Correlation curves with distribution coefficient

A verifying test was carried out with certain distribution coefficient. With a certain distribution coefficient value (ex. a = 1.2), the calculated results with different pulsed frequencies are illustrated in Table 2. It is found that the increase rates are between 7 and 26 % with different frequencies, which are much less than 150~800 % that was measured in the experiment. Such results can also be achieved with other distribution coefficients. As described above, the pressure can increase by about 300 % at most which is also far from the experimental results.

Table 2 Approaching results of plasma jet force distribution

In addition, the calculated results will be similar to the trend of arc force F-f according to the traditional physical view that was mentioned in Section 1. However, the change of value was less than 30 % at all of the frequencies in Table 2. The experimental results indicate that the calculated value cannot be matched with any certain distribution coefficient a. The graph suggests that there is no obvious increment with any coefficient, and no curve can match the trend of the arc force observed in the experiments. Furthermore, we infer that the results above may demonstrate that the distribution coefficient changes with different pulse frequencies.

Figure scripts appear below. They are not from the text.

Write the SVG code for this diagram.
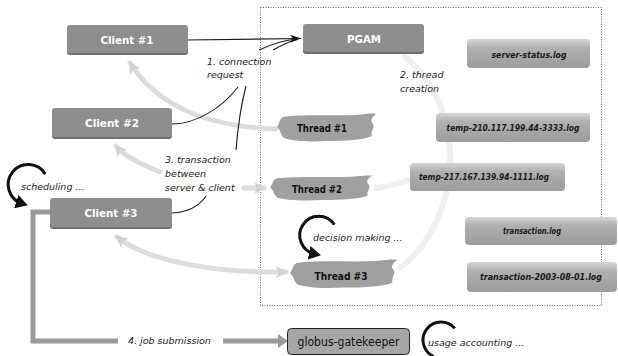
<svg xmlns="http://www.w3.org/2000/svg" width="618" height="356" viewBox="0 0 618 356">
  <defs>
    <style>
      .box { fill: #8e8e8e; }
      .boxEdge { fill: #6f6f6f; }
      .boxLabel { font-family: "DejaVu Sans", Verdana, sans-serif; font-weight: bold; font-size: 11px; fill: #ffffff; text-anchor: middle; }
      .log { fill: url(#logFill); }
      .logLabel { font-family: "DejaVu Sans", Verdana, sans-serif; font-weight: bold; font-style: italic; font-size: 8.5px; fill: #1a1a1a; text-anchor: middle; }
      .blob { fill: #a0a0a0; }
      .threadLabel { font-family: "DejaVu Sans", Verdana, sans-serif; font-weight: bold; font-size: 11px; fill: #111111; text-anchor: middle; }
      .note { font-family: "DejaVu Sans", Verdana, sans-serif; font-style: italic; font-size: 9.5px; fill: #1c1c1c; }
      .thin { fill: none; stroke: #1a1a1a; stroke-width: 1.1; }
      .pale { fill: none; stroke: #dcdcdc; stroke-width: 5; stroke-linecap: round; }
      .faint { fill: none; stroke: #f0f0f0; stroke-width: 6; stroke-linecap: round; }
      .cycle { fill: none; stroke: #111111; stroke-width: 3; }
      .job { fill: none; stroke: #9a9a9a; stroke-width: 5; }
      .frame { fill: none; stroke: #6a6a6a; stroke-width: 1; stroke-dasharray: 1 1.5; }
    </style>
    <linearGradient id="logFill" x1="0" y1="0" x2="0" y2="1">
      <stop offset="0" stop-color="#d6d6d6"/>
      <stop offset="0.3" stop-color="#b0b0b0"/>
      <stop offset="1" stop-color="#9c9c9c"/>
    </linearGradient>
    <marker id="blackHead" markerUnits="userSpaceOnUse" markerWidth="12" markerHeight="10" refX="11" refY="5" orient="auto">
      <path d="M0,1 L11,5 L0,9 L3,5 Z" fill="#111111"/>
    </marker>
    <marker id="cycleHead" markerUnits="userSpaceOnUse" markerWidth="14" markerHeight="14" refX="6" refY="7" orient="auto">
      <path d="M0,0 L12,7 L0,14 Z" fill="#111111"/>
    </marker>
    <marker id="paleHead" markerUnits="userSpaceOnUse" markerWidth="14" markerHeight="14" refX="10" refY="7" orient="auto">
      <path d="M0,1 L12,7 L0,13 L3,7 Z" fill="#d2d2d2"/>
    </marker>
    <marker id="paleTail" markerUnits="userSpaceOnUse" markerWidth="14" markerHeight="14" refX="2" refY="7" orient="auto">
      <path d="M12,1 L0,7 L12,13 L9,7 Z" fill="#d2d2d2"/>
    </marker>
    <!-- brush-stroke outline shared by the thread nodes -->
    <path id="brush" d="M6,5 C25,2 55,4 80,3 C90,2 97,1 100,2 C95,6 94,9 97,12 C99,16 94,20 96,24 C88,28 70,29 50,29 C30,30 15,29 7,26 C3,22 4,18 0,15 C3,11 2,8 6,5 Z"/>
  </defs>

  <rect width="618" height="356" fill="#ffffff"/>

  <!-- server-side frame -->
  <rect class="frame" x="260.5" y="7.5" width="341" height="298"/>

  <!-- connectors -->
  <g id="connectors">
    <!-- 2. thread creation -->
    <path class="faint" d="M405,57 C470,110 462,220 400,268"/>
    <path class="faint" d="M376,188 C390,186 400,183 410,180"/>
    <!-- replies travelling back to the clients -->
    <path class="pale" d="M276,129 C215,127 160,110 130,63" marker-end="url(#paleHead)"/>
    <path class="pale" d="M160,172 C140,164 124,156 116,146" marker-end="url(#paleHead)"/>
    <path class="pale" d="M244,188 L264,188" marker-end="url(#paleHead)"/>
    <path class="pale" d="M117,237 C150,263 220,273 286,272" marker-start="url(#paleTail)" marker-end="url(#paleHead)"/>
    <!-- 1. connection request -->
    <path class="thin" d="M188,40 L301,38.5" marker-end="url(#blackHead)"/>
    <path class="thin" d="M172,124 C196,124 222,108 238,87"/>
    <path class="thin" d="M172,213 C190,212 200,205 206,196"/>
    <path class="thin" d="M236,150 C238,125 241,105 246,86"/>
    <path class="thin" d="M259,50 C272,44 285,40 297,39"/>
    <path class="thin" d="M273,50 C282,45 290,41 297,39.5"/>
    <!-- 4. job submission -->
    <path class="job" d="M50,212 L33,212 L33,341 L118,341"/>
    <path class="job" d="M223,341 L280,341"/>
    <path d="M278,334 L288,341 L278,348 Z" fill="#9a9a9a"/>
  </g>

  <!-- clients -->
  <g id="client1">
    <rect class="boxEdge" x="67" y="27" width="121" height="28" rx="3"/>
    <rect class="box" x="67" y="25" width="121" height="28" rx="3"/>
    <text class="boxLabel" x="127" y="44" textLength="53" lengthAdjust="spacingAndGlyphs">Client #1</text>
  </g>
  <g id="client2">
    <rect class="boxEdge" x="52" y="110" width="120" height="29" rx="3"/>
    <rect class="box" x="52" y="108" width="120" height="29" rx="3"/>
    <text class="boxLabel" x="112" y="127" textLength="54" lengthAdjust="spacingAndGlyphs">Client #2</text>
  </g>
  <g id="client3">
    <rect class="boxEdge" x="50" y="200" width="122" height="29" rx="3"/>
    <rect class="box" x="50" y="198" width="122" height="29" rx="3"/>
    <text class="boxLabel" x="111" y="217" textLength="53" lengthAdjust="spacingAndGlyphs">Client #3</text>
  </g>

  <!-- server -->
  <g id="pgam">
    <rect class="boxEdge" x="303" y="26" width="121" height="28" rx="3"/>
    <rect class="box" x="303" y="24" width="121" height="28" rx="3"/>
    <text class="boxLabel" x="364" y="43" textLength="34" lengthAdjust="spacingAndGlyphs">PGAM</text>
  </g>

  <!-- worker threads -->
  <g id="thread1">
    <use href="#brush" class="blob" transform="translate(277,112) scale(0.99,1)"/>
    <text class="threadLabel" x="322" y="132" textLength="50" lengthAdjust="spacingAndGlyphs">Thread #1</text>
  </g>
  <g id="thread2">
    <use href="#brush" class="blob" transform="translate(270,174) scale(1.02,0.9)"/>
    <text class="threadLabel" x="317" y="193" textLength="50" lengthAdjust="spacingAndGlyphs">Thread #2</text>
  </g>
  <g id="thread3">
    <use href="#brush" class="blob" transform="translate(290,258) scale(1.07,1.02)"/>
    <text class="threadLabel" x="341" y="280" textLength="53" lengthAdjust="spacingAndGlyphs">Thread #3</text>
  </g>

  <!-- log files -->
  <g id="log-server-status">
    <rect class="log" x="467" y="39" width="123" height="29" rx="4"/>
    <text class="logLabel" x="529" y="58" textLength="75" lengthAdjust="spacingAndGlyphs">server-status.log</text>
  </g>
  <g id="log-temp-210">
    <rect class="log" x="436" y="113" width="154" height="29" rx="4"/>
    <text class="logLabel" x="513" y="131" textLength="133" lengthAdjust="spacingAndGlyphs">temp-210.117.199.44-3333.log</text>
  </g>
  <g id="log-temp-217">
    <rect class="log" x="410" y="163" width="155" height="28" rx="4"/>
    <text class="logLabel" x="484" y="180" textLength="130" lengthAdjust="spacingAndGlyphs">temp-217.167.139.94-1111.log</text>
  </g>
  <g id="log-transaction">
    <rect class="log" x="465" y="217" width="152" height="28" rx="4"/>
    <text class="logLabel" x="532" y="234" textLength="58" lengthAdjust="spacingAndGlyphs">transaction.log</text>
  </g>
  <g id="log-transaction-daily">
    <rect class="log" x="467" y="262" width="150" height="30" rx="4"/>
    <text class="logLabel" x="541" y="280" textLength="122" lengthAdjust="spacingAndGlyphs">transaction-2003-08-01.log</text>
  </g>

  <!-- gatekeeper -->
  <g id="gatekeeper">
    <rect x="287.5" y="328.5" width="122" height="26" rx="4" fill="#a6a6a6" stroke="#222222" stroke-width="1"/>
    <text x="348.5" y="346" font-family="DejaVu Sans, Verdana, sans-serif" font-size="12" fill="#111111" text-anchor="middle" textLength="102" lengthAdjust="spacingAndGlyphs">globus-gatekeeper</text>
  </g>

  <!-- activity cycles -->
  <g id="scheduling">
    <path class="cycle" d="M45.3,174.1 A20,20 0 1 0 22,203.5" marker-end="url(#cycleHead)"/>
    <text class="note" x="21" y="190" font-size="9">scheduling ...</text>
  </g>
  <g id="decision-making">
    <path class="cycle" d="M334.4,224.6 A19,19 0 1 0 315,254" marker-end="url(#cycleHead)"/>
    <text class="note" x="313" y="241">decision making  ...</text>
  </g>
  <g id="usage-accounting">
    <path class="cycle" d="M454.8,328.4 A18,18 0 1 0 433.4,356.3"/>
    <text class="note" x="428" y="346">usage accounting ...</text>
  </g>

  <!-- step labels -->
  <g id="labels">
    <text class="note" x="207" y="65">1. connection</text>
    <text class="note" x="207" y="78">request</text>
    <text class="note" x="400" y="78">2. thread</text>
    <text class="note" x="400" y="92">creation</text>
    <text class="note" x="165" y="163">3. transaction</text>
    <text class="note" x="165" y="177">between</text>
    <text class="note" x="165" y="191">server &amp; client</text>
    <text class="note" x="128" y="344">4. job submission</text>
  </g>
</svg>
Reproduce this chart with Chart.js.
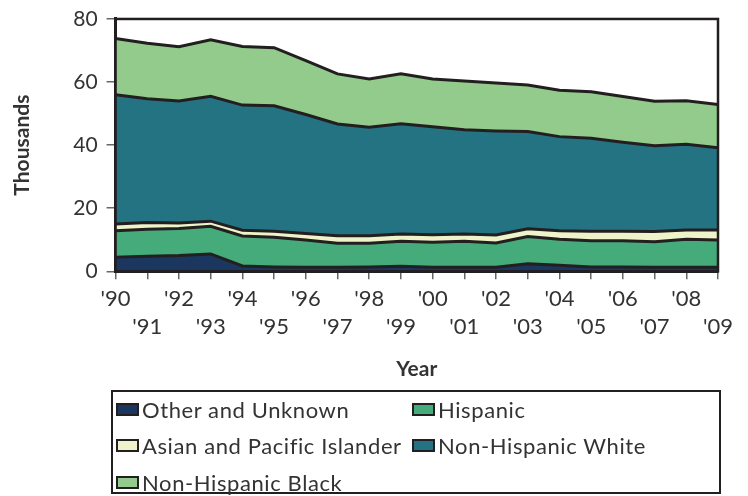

The distribution coefficient decreases while high pulse frequencies increase. The coefficient changed from more than one to less than 0.5 with different pulsed frequencies. As described before, the distribution coefficient represents the fluctuation of original functions. As a result, with low value of the distribution coefficient, the fluctuation of the curve will reduce which causes the plasma jet force to be stabilized at high pulse frequencies. The reason for such phenomenon is described below.

During UHFP-GTAW, significant arc constriction can be found with the experimental results from Section 1. The distribution region of the arc force decreases. Actually, the average plasma jet force in Section 2 can be described as the distribution itself. Thus, with high pulsed frequency, the large level of plasma jet force distributes in the constricted arc plasma and less attenuation exists. By contrast, the force was at a low level with C-GTAW or low pulsed frequency as illustrated in Fig. 8. With increasing pulsed frequency, the area of the arc plasma reduced with a high level of the force at level 2 in Fig. 8. The average force reached a high level, and little attenuation was observed. Compared with this, a conventional attenuation function can be found for C-GTAW or low pulse frequencies as level 1 (in Fig. 8).

Fig. 8

Schematic of plasma jet force with different distribution coefficient

4 Conclusion

1. (1)

   The experimental results indicate that the arc force increases with higher pulsed frequency (150~800 %). The plasma jet force is found to be the most significant contributor to a larger arc force in UHFP-GTAW.

2. (2)

   With the change of pulsed frequency, the increasing rates of both electromagnetic force and plasma jet force cannot explain the observed experimental results of the arc force. However, the pressure caused by them reaches 300 % at most, which was due to a significant arc constriction.

3. (3)

   The plasma jet force distribution coefficient may change during UHFP-GTAW. The coefficient tends to be smaller with increased pulsed frequency. The results infer that the fluctuation of plasma jet force decreases with UHFP-GTAW. The force was stabilized at a higher level at high pulsed frequency.